Nasturtiums are one of the most versatile plants in your flower garden: they look pretty, you can eat the flowers and leaves raw in salads, you can pickle the buds and seed pods to make capers... and, as it happens, you can stuff the leaves to make dolmades.
inspired by Cafe Nilsen
and adapted from Madhur Jaffery's World-of-the-East Vegetarian Cooking
for the filling:
1/2 c. long grain rice
1/2 c. finely chopped herbs (we used a mix of parsley, mint and dill)
5 small spring onions, including greens, minced
1/8 c. pine nuts chopped
1/2 tsp salt
good grinding of black pepper
15-20 of the largest nasturtium leaves in your garden
several large chard leaves... or whatever green you have in abundance and is looking moth-eaten; or if you have a mother of a crop of nasturtium with leaves to spare, a bunch of those... in any case, enough to line a small sauce pan*
for the steaming broth:
1/4 c. olive oil
1/4 c. fresh squeezed lemon juice
1 tsp sugar
3 garlic cloves, smashed
1/4 tsp salt
water (about 1/2 c., more as needed)
*choose your pan keeping this in mind: you need to be able to pack these tightly so they don't unroll when cooking, you also need to have a heatproof plate that fits inside the pan to weigh down the dolmades... you can layer the them but you cannot make a loosely packed pan tight... so choose the smallest pan you can get away with
Make the filling: Bring 5 c. water to a boil, add the rice, return to boil and boil rapidly for 5 minutes. Drain and rinse well under cold water. Mix together with remaining filling ingredients, set aside.

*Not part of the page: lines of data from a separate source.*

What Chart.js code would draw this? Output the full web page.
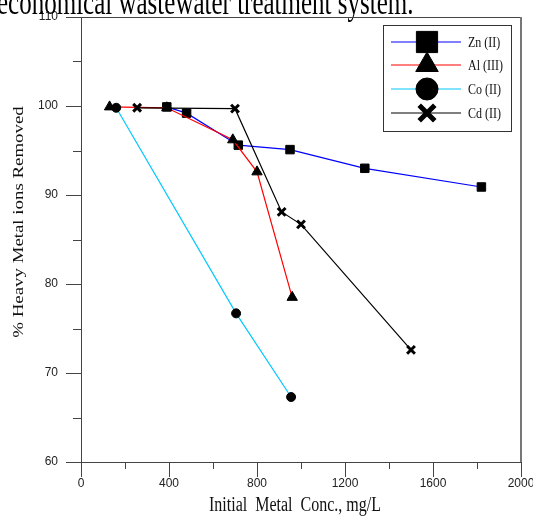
<!DOCTYPE html>
<html>
<head>
<meta charset="utf-8">
<script src="https://cdn.jsdelivr.net/npm/chart.js@4"></script>
<style>
  html, body { margin: 0; padding: 0; background: #fff; }
  #wrap { width: 533px; height: 516px; position: relative; }
</style>
</head>
<body>
<div id="wrap"><canvas id="chart"></canvas></div>
<script>
// values
const znConc = [390, 480, 715, 950, 1290, 1820];
const znRemoved = [99.9, 99.2, 95.6, 95.1, 93.0, 90.9];
const alConc = [130, 390, 690, 800, 960];
const alRemoved = [99.9, 99.8, 96.2, 92.6, 78.5];
const coConc = [160, 705, 955];
const coRemoved = [99.8, 76.7, 67.3];
const cdConc = [255, 700, 912, 1000, 1500];
const cdRemoved = [99.8, 99.7, 88.1, 86.7, 72.6];

const seriesNames = ['Zn (II)', 'Al (III)', 'Co (II)', 'Cd (II)'];
const xMinorTicks = [200, 600, 1000, 1400, 1800];
const yMinorTicks = [65, 75, 85, 95, 105];

const headText = 'economical wastewater treatment system.';
const xTitle = 'Initial  Metal  Conc., mg/L';
const yTitle = '% Heavy Metal ions Removed';

// the serif texts in the picture look stretched vertically
const textStretch = 1.3;
const serif = '"Liberation Serif", "Times New Roman", serif';

function toPoints(xs, ys) {
    return xs.map((x, i) => ({ x: x, y: ys[i] }));
}

const styles = [
    { color: '#0000ff', point: 'rect', radius: 6, legendRadius: 15 },
    { color: '#ff0000', point: 'triangle', radius: 6, legendRadius: 13 },
    { color: '#00c8ff', point: 'circle', radius: 4.5, legendRadius: 11 },
    { color: '#000000', point: 'crossRot', radius: 5.5, legendRadius: 11 }
];
const allData = [
    toPoints(znConc, znRemoved),
    toPoints(alConc, alRemoved),
    toPoints(coConc, coRemoved),
    toPoints(cdConc, cdRemoved)
];

const datasets = allData.map((d, i) => ({
    label: seriesNames[i],
    data: d,
    showLine: true,
    borderColor: styles[i].color,
    borderWidth: 1.2,
    pointStyle: styles[i].point,
    pointRadius: styles[i].radius,
    pointBackgroundColor: '#000',
    pointBorderColor: '#000',
    pointBorderWidth: styles[i].point === 'crossRot' ? 3 : 1,
    order: 3 - i
}));

function stretchedText(ctx, text, x, y, sx, sy) {
    ctx.save();
    ctx.translate(x, y);
    ctx.scale(sx, sy);
    ctx.fillText(text, 0, 0);
    ctx.restore();
}

// extra drawing: frame, tick marks, titles, legend and the cut text line on top
const extras = {
    id: 'extras',
    afterDraw(chart) {
        const ctx = chart.ctx;
        const a = chart.chartArea;
        const xs = chart.scales.x, ys = chart.scales.y;
        ctx.save();

        // text cut off at the top
        ctx.fillStyle = '#000';
        ctx.font = '25px ' + serif;
        ctx.textAlign = 'left';
        ctx.textBaseline = 'alphabetic';
        stretchedText(ctx, headText, -3, 14, 1, 1.42);

        // frame top + right
        ctx.strokeStyle = '#444';
        ctx.lineWidth = 1;
        ctx.beginPath();
        ctx.moveTo(a.left, a.top + 0.5);
        ctx.lineTo(a.right, a.top + 0.5);
        ctx.stroke();
        ctx.strokeStyle = '#777';
        ctx.lineWidth = 2;
        ctx.beginPath();
        ctx.moveTo(a.right, a.top);
        ctx.lineTo(a.right, a.bottom);
        ctx.stroke();

        // major + minor ticks
        ctx.strokeStyle = '#444';
        ctx.lineWidth = 1;
        ctx.beginPath();
        ys.ticks.forEach(t => {
            const py = Math.round(ys.getPixelForValue(t.value)) + 0.5;
            ctx.moveTo(a.left - 15, py);
            ctx.lineTo(a.left, py);
        });
        xs.ticks.forEach(t => {
            const px = Math.round(xs.getPixelForValue(t.value)) + 0.5;
            ctx.moveTo(px, a.bottom);
            ctx.lineTo(px, a.bottom + 15);
        });
        yMinorTicks.forEach(v => {
            const py = Math.round(ys.getPixelForValue(v)) + 0.5;
            ctx.moveTo(a.left - 8, py);
            ctx.lineTo(a.left, py);
        });
        xMinorTicks.forEach(v => {
            const px = Math.round(xs.getPixelForValue(v)) + 0.5;
            ctx.moveTo(px, a.bottom);
            ctx.lineTo(px, a.bottom + 7);
        });
        ctx.stroke();

        // axis titles
        ctx.fillStyle = '#111';
        ctx.font = '16px ' + serif;
        ctx.textAlign = 'center';
        stretchedText(ctx, xTitle, 295, 511, 1, textStretch);
        ctx.save();
        ctx.translate(23, 222);
        ctx.rotate(-Math.PI / 2);
        ctx.font = '14.5px ' + serif;
        stretchedText(ctx, yTitle, 0, 0, textStretch, 1);
        ctx.restore();

        // legend
        const lx = 383, ly = 25, lw = 128, lh = 106;
        ctx.fillStyle = '#fff';
        ctx.fillRect(lx, ly, lw, lh);
        ctx.strokeStyle = '#333';
        ctx.lineWidth = 1;
        ctx.strokeRect(lx + 0.5, ly + 0.5, lw, lh);
        const rowY = [42, 65, 89, 113];
        seriesNames.forEach((name, i) => {
            const y = rowY[i];
            ctx.strokeStyle = styles[i].color;
            ctx.lineWidth = 1.2;
            ctx.beginPath();
            ctx.moveTo(391, y);
            ctx.lineTo(461, y);
            ctx.stroke();
            ctx.fillStyle = '#000';
            ctx.strokeStyle = '#000';
            ctx.lineWidth = styles[i].point === 'crossRot' ? 5 : 1;
            Chart.helpers.drawPoint(ctx, {
                pointStyle: styles[i].point,
                radius: styles[i].legendRadius,
                rotation: 0,
                borderWidth: ctx.lineWidth
            }, 427, y);
            ctx.fillStyle = '#111';
            ctx.font = '12px ' + serif;
            ctx.textAlign = 'left';
            ctx.textBaseline = 'alphabetic';
            stretchedText(ctx, name, 468, y + 5, 1, textStretch);
        });

        ctx.restore();
    }
};

const ctx = document.getElementById('chart').getContext('2d');
const chart = new Chart(ctx, {
    type: 'scatter',
    data: { datasets: datasets },
    options: {
        responsive: true,
        maintainAspectRatio: false,
        animation: false,
        layout: { padding: { top: 17, right: 12, left: 0, bottom: 0 } },
        plugins: {
            legend: { display: false },
            tooltip: { enabled: false }
        },
        scales: {
            x: {
                type: 'linear',
                min: 0,
                max: 2000,
                ticks: {
                    stepSize: 400,
                    padding: 14,
                    color: '#222',
                    maxRotation: 0,
                    font: { family: '"Liberation Sans", Arial, sans-serif', size: 12 },
                    callback: v => String(v)
                },
                grid: { display: false, drawTicks: false },
                border: { display: true, color: '#444', width: 1 },
                afterFit: s => { s.height = 54; s.paddingLeft = 0; s.paddingRight = 0; }
            },
            y: {
                type: 'linear',
                min: 60,
                max: 110,
                ticks: {
                    stepSize: 10,
                    padding: 23,
                    color: '#222',
                    font: { family: '"Liberation Sans", Arial, sans-serif', size: 12 }
                },
                grid: { display: false, drawTicks: false },
                border: { display: true, color: '#444', width: 1 },
                afterFit: s => { s.width = 81; s.paddingTop = 0; s.paddingBottom = 0; }
            }
        }
    },
    plugins: [extras]
});
</script>
</body>
</html>
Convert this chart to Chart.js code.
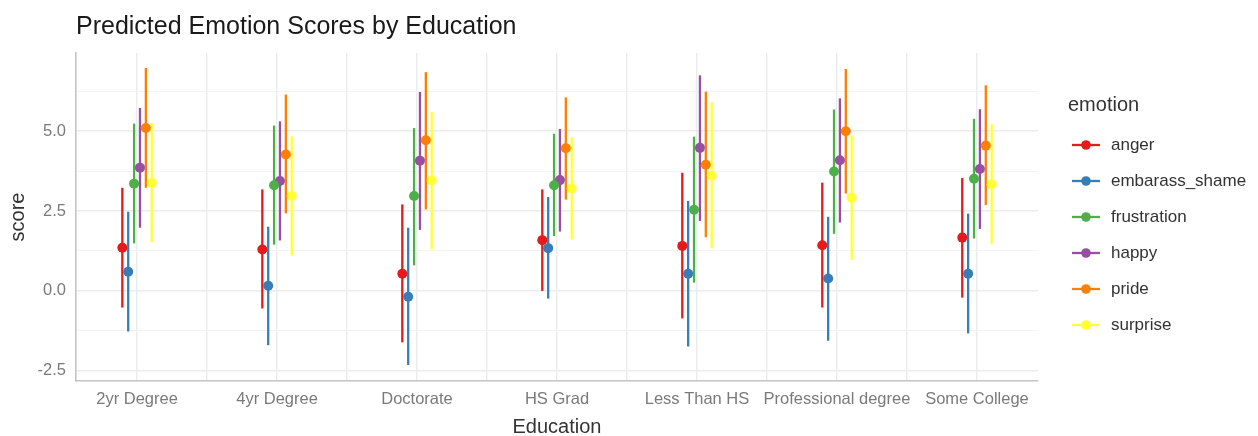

Next we stuff the leaves. If you have PMS, a hangover, or are in a generally crooked mood, cover your filling and refrigerate and try again another day. If you are feeling happy and well-adjusted, or at least reasonably calm, feel free to proceed.
Stuff the dolmades: Line the bottom of your saucepan with leaves. We used chard leaves because we had some old stringy chard in the garden; it's not important what sort of leaf you use, but the idea is to keep the dolmades from sticking to the bottom of the pan. Lay a nasturtium leaf stem-side down; put a scant teaspoon of filling slightly lower than center. If you use too much filling it will burst through the leaf during cooking, so yes, it doesn't look like a lot, but trust us, it's enough. Gently fold the bottom of the leaf over the filling (about 1/4 of the way up, depending a bit where the filling landed); gently fold the left and right sides in. Starting at the bottom, slowly and carefully roll up into a little package. (See helpful diagram for stuffing and rolling the leaves.) Place seam-side down in the pan. Repeat until you are out of leaves, out of filling, or your pan is full. Pack these in tightly to prevent unrolling during cooking. You can have two layers if you need to.
Steam the dolmades: BEFORE YOU PUT YOUR LIQUID IN, place your heatproof plate in the pan on top of your beautifully rolled dolmades to weigh them down. Mix together ingredients for steaming broth; pour broth into pan over plate. Over medium heat, bring to boil then cover and turn down to a simmer. Cook on simmer for 1 hour. Keep checking the pot: you want to steam these babies until the rice is cooked but you don't want to run out of liquid so add water if needed. However, at the end of the hour, your liquid should be fully or mostly evaporated.
Cool and serve at room temperature or refrigerate and serve cold.
As far as we're aware, there is only one farmer in the province growing grapes, at a scale that sounds most probably for personal consumption or as a novelty crop... and clear across the island, so not very handy for trying to buy a couple dozen leaves. These days, you can buy bottled grape leaves at the local grocery stores (in St. John's, anyway), and we sometimes do, but that's a winter purchase. You can even buy tinned dolmades (which are rather handy for picnicking or camping) and I'm willing to bet they can be found in at least a few restaurants across the island. At any rate, it turns out the grape leaf is entirely unnecessary if you're willing to make it up and make do with what's on-hand... in late summer when the nasturtiums in your garden are going like mad, collect some of those leaves and make a batch.